A few gang members whistled and clapped, but most pretended not to notice.
I nodded toward the conjurer, who twirled his cape before returning to the shadows where Ripley and Maggie lurked.
“Good to see he’s not letting the whole gang leader thing go to his head,” I said.
“Are you kidding?” Donovan whipped aside to find me grinning. “Oh good, you’re kidding.”
I hadn’t been around as much as usual. With the infrequent kidnappings and my nine to five at the Capitol, my schedule was too full for fraternizing with Grimm’s new and improved gang. On top of all that, I’d taken to staying over at Nash’s, which left Donovan largely on his own. It was an unintended consequence, and one I was coming to regret. He seemed out of sorts and not just because we were at the whorehouse.

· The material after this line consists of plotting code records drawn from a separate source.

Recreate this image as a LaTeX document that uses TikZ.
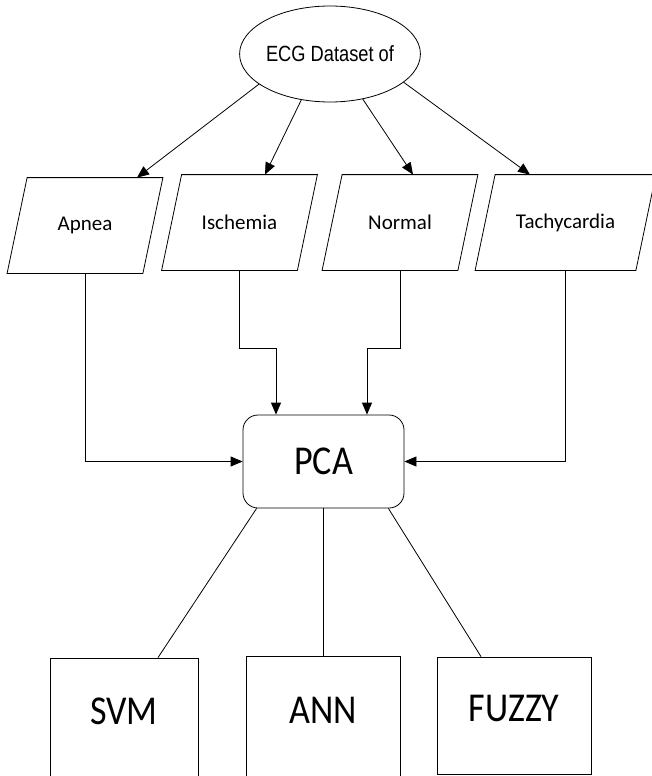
\documentclass[tikz,border=0pt]{standalone}
\usepackage{fontspec}
\usepackage{graphicx}
\setmainfont{Carlito}
\newfontfamily\arialfont{Liberation Sans}
\usetikzlibrary{shapes.geometric}
\usetikzlibrary{arrows.meta}
\usetikzlibrary{calc}

\newcommand{\narrowtext}[2]{\scalebox{#1}[1]{#2}}

\begin{document}
\begin{tikzpicture}[x=1pt, y=-1pt, line width=0.8pt,
  dataset/.style={draw, ellipse, minimum width=166pt, minimum height=96pt, inner sep=0pt, font=\fontsize{22}{26}\selectfont},
  ecgclass/.style={minimum width=135pt, minimum height=95pt, inner sep=0pt, font=\fontsize{21}{24}\selectfont},
  reduce/.style={draw, rounded corners=15pt, minimum width=161pt, minimum height=93pt, font=\fontsize{41}{46}\selectfont},
  method/.style={draw, minimum width=154pt, text depth=15pt, font=\fontsize{41}{46}\selectfont},
  flow/.style={-{Triangle[length=12pt,width=10pt]}}]

\useasboundingbox (0,0) rectangle (651,776);

% dataset and the four classes
\node[dataset] (ecg) at (330,54) {\arialfont\narrowtext{0.83}{ECG Dataset of}};

\node[ecgclass] (apnea) at (85,225.5) {Apnea};
\node[ecgclass] (ischemia) at (239.5,222.5) {Ischemia};
\node[ecgclass] (normal) at (400,222.5) {Normal};
\node[ecgclass, minimum width=160pt] (tachy) at (565.5,222.5) {Tachycardia};

\foreach \n in {apnea, ischemia, normal, tachy}
{
\draw ([xshift=10pt]\n.north west) -- ([xshift=10pt]\n.north east) -- ([xshift=-10pt]\n.south east) -- ([xshift=-10pt]\n.south west) -- cycle;
}

\draw[flow] (ecg.203) -- ([xshift=52pt]apnea.north);
\draw[flow] (ecg.238) -- ([xshift=25.5pt]ischemia.north);
\draw[flow] (ecg.306) -- ([xshift=13pt]normal.north);
\draw[flow] (ecg.339) -- ([xshift=-35.5pt]tachy.north);

% feature reduction
\node[reduce] (pca) at (323.5,461.5) {\narrowtext{0.88}{PCA}};

\draw[flow] (apnea.south) |- (pca.west);
\draw[flow] (ischemia.south) -- ++(0,78) -| ([xshift=-47.5pt]pca.north);
\draw[flow] (normal.south) -- ++(0,78) -| ([xshift=43.5pt]pca.north);
\draw[flow] (tachy.south) |- (pca.east);

% classifiers
\node[method, minimum width=148pt, minimum height=122pt] (svm) at (124,719) {\narrowtext{0.88}{SVM}};
\node[method, minimum height=123pt] (ann) at (323.5,717.5) {\narrowtext{0.88}{ANN}};
\node[method, minimum height=117pt] (fuzzy) at (514,715.5) {\narrowtext{0.88}{FUZZY}};

\draw ([xshift=14pt]pca.south west) -- ([xshift=34pt]svm.north);
\draw (pca.south) -- (ann.north);
\draw ([xshift=-16pt]pca.south east) -- ([xshift=-33pt]fuzzy.north);

\end{tikzpicture}
\end{document}
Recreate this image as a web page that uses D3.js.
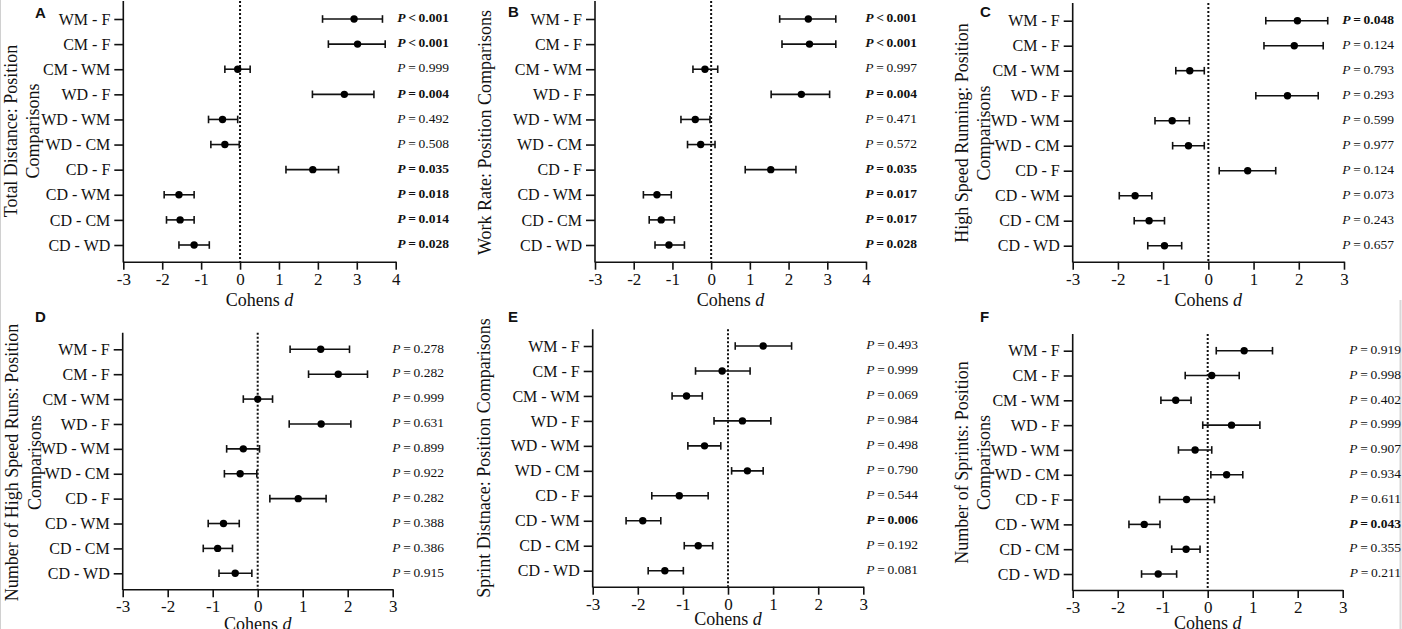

“How’s that been going?” I nodded toward the corner where Avery stood.
Donovan wrung his hands. “Awful,” he replied. “He and Ripley bitch at each other like an old married couple. Well, Ripley bitches. Avery mostly laughs at him, and that makes it worse.”
A similar scene appeared to be playing out as we spoke. Ripley stuffed earbuds into his ears while Avery flapped his hands in grand, drunken gestures. Maggie held the cell wired to Ripley’s headphones and stared at it, her pale face aglow in the screen’s bluish light.
Watching them, Donovan added, “I honestly don’t know why Ripley sticks around.”
I shrugged. “Lack of better options?” Or biding his time till he got the chance to stab us all in the back. I didn’t trust the toxin-spewing teen. Once a traitor, always a traitor.
“Does Grimm do anything about it?” I wondered aloud.
“He’s not here,” Donovan said. “And when he is here…” His eyes flicked meaningfully toward the ceiling. “He’s still not here.”
I chewed my lip.
Speaking of the devils seemed to draw them toward us. Ripley led the other two with Avery hanging off his shoulder and talking loudly enough I could hear him at range.
“Whaddya say, Rip?” Avery motioned to the mass of people. “Pick one and have a go. See what it feels like to have a woman between your legs who’s warm and has a pulse.”
Ripley stopped midstride and turned on the caped conjurer. “What wouldyouknow about having a woman between your legs?” he snapped. “Prissy twat.” He surged forward again, testing the limit of the earbuds’ cable.
As they approached, it became clear they were headed upstairs, using the path Donovan and I currently blocked. I stood and stepped aside, then poked Donovan to encourage him to do the same.